Further, we found factors at all levels – community, school, health systems, and policy impact adolescents’ awareness of, and access to, ASRH information and services. This requires a multisectoral collaboration that not only operates at the school, health systems and policy levels but also needs to address the underlying systemic issues related to stigma about sex, gender inequality and poverty (Ambresin et al., Citation2013). Denno et al. (Citation2015) suggest that some of these can be addressed by engaging community leaders and parents in adolescent health programmes.

This study found that in order to effectively address the SRH well-being of adolescents in Accra, a multisectoral initiative with strong leadership in schools and health services and buy-in from the community is needed. The Ministry of Education and Ghana Education Service should integrate reproductive health information into the secondary school curriculum and regularly assess it in order to provide adolescents with accurate and sufficient knowledge and empower them when confronted with stigmatised beliefs surrounding sexual health. Similarly, Ghana Health Services needs to ensure SRH services are adolescent-friendly – non-judgemental and easily accessible.

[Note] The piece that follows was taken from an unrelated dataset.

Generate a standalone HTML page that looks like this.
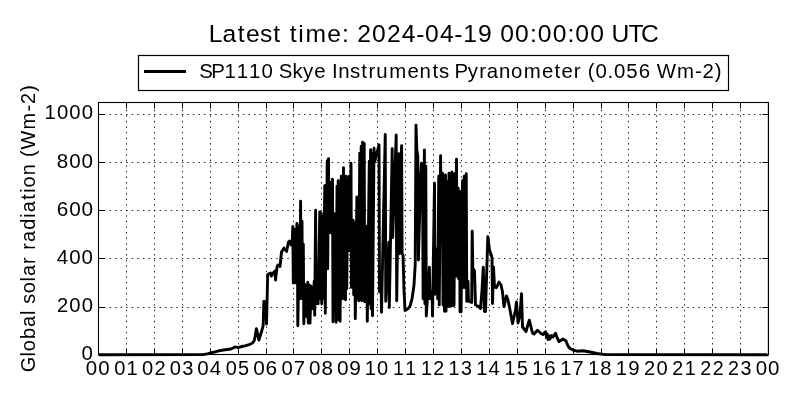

Strengths and limitations of this study

This was a small exploratory study conducted in Greater Accra, a large urban city. Although people from different backgrounds and regions reside in Accra, and we included school-going and out-of-school adolescents to ensure we captured the voices of adolescents from different socio-economic circumstances, our findings apply to Accra and may not be representative of other regions or rural areas of Ghana. Further, to understand how individual factors interact and intersect with community and wider systems factors, it is important to interview parents, community members and leaders. Future research should consider involving a wider set of respondents and including adolescents from other regions, rural areas and from different socio-economic backgrounds.

Conclusion

This study revealed several factors restricting adolescents’ access to SRH information and services that operate at micro, meso and macro levels. We found that although Ghana has CSE in schools and SRH services are available, implementation is poor. To address the SRH needs of adolescents, a multisectoral effort is needed that addresses wider society’s views on sex and sexually active adolescents, as well as gender and cultural norms that affect the experience and quality of CSE teaching and attitudes of health staff providing SRH services. Further, poorly implemented and underfunded policies can also affect the quality of training and resources available to implement these policies. Many adolescents seek information online, therefore providing correct information and services online could be another way to ensure adolescents have easy access to information.

Acknowledgements

We are grateful to adolescents and other respondents who provided their valuable time to speak to us.

Disclosure statement

No potential conflict of interest was reported by the author(s).

Correction Statement

This article was originally published with errors, which have now been corrected in the online version. Please see Correction (http://dx.doi.org/10.1080/17441692.2024.2378495)

Additional information

Funding

The study was financially supported by UK Research England Global Challenges Research Fund, as part of the institutional block grant administered by City, University of London. The funder was not involved in the research and preparation of the article, including study design; collection, analysis, and interpretation of data; writing of the article; nor in the decision to submit it for publication.